The Reserve Bank of India (RBI) is expected to transfer a record surplus dividend of Rs 2.7 lakh crore to Rs 3 lakh crore to the government in FY26, marking a nearly 50% year-on-year increase, according to a report by SEBI-registered firm Front Wave Research. This would surpass last year’s historic Rs 2.1 lakh crore transfer and could have a major impact on India’s fiscal outlook and liquidity conditions.

The dividend announcement is expected by late May.
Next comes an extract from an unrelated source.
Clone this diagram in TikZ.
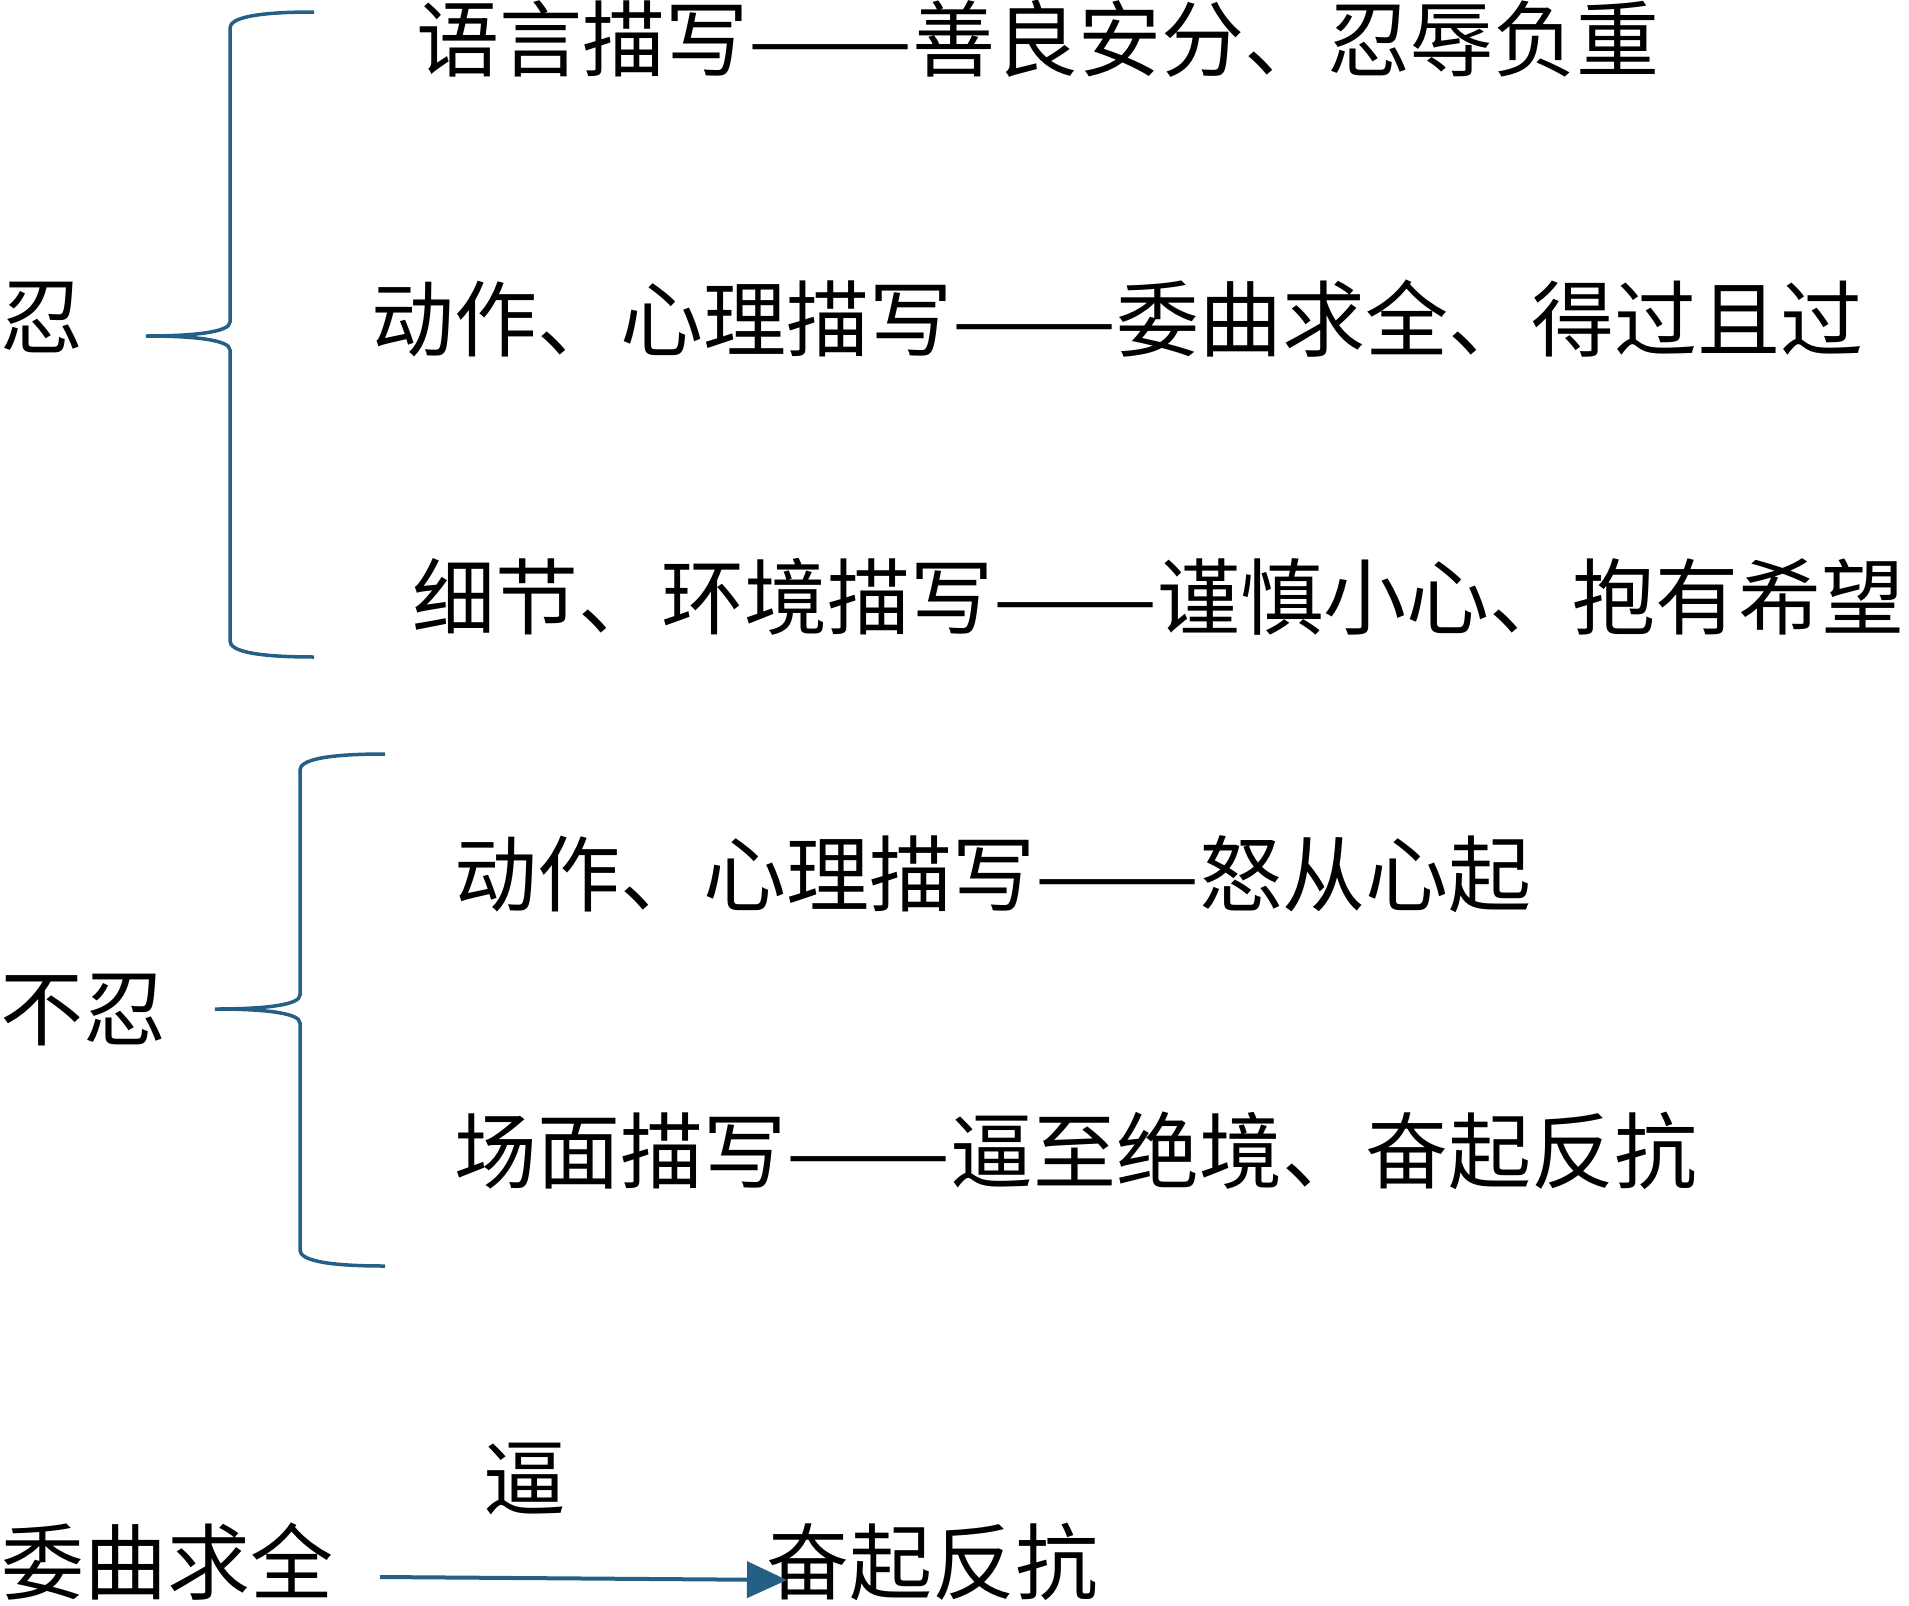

What’s Driving the Surplus Surge?

The report identifies three key drivers behind the anticipated increase in the RBI’s surplus:

  1. Profitable Forex Market Operations:
    The RBI capitalized on rupee volatility, buying US dollars at around Rs 83–84 and selling them at Rs 84–87, resulting in significant trading gains.

  2. Higher Interest Income on Forex Reserves:
    With foreign exchange reserves exceeding $600 billion, the RBI benefited from elevated global interest rates, boosting its interest income.

  3. Strong Domestic Earnings:
    Income from Open Market Operations (OMOs), bond holdings, and repo transactions further strengthened the central bank’s balance sheet.

Liquidity Surge & Market Impact

The report also notes that once the surplus is paid and spent, systemic liquidity could surge to Rs 5.5–6 trillion—reversing the current liquidity deficit.

“Once the dividend is paid and spent, banking system liquidity could climb to Rs 5.5–6 trillion, up from a recent deficit,” the report said.

Bond markets have already begun to react. The 10-year government bond yield has dropped to 6.23%, and may fall further as markets factor in the expected liquidity infusion. Short-term yields are declining even faster, causing a steepening of the yield curve—often interpreted as a signal of potential rate cuts.

Sectoral Implications

Sectors such as PSU banks, NBFCs, infrastructure, and consumption are already witnessing positive momentum. If confirmed, the record dividend could serve as a stealth stimulus, bolstering economic activity and supporting growth through FY26.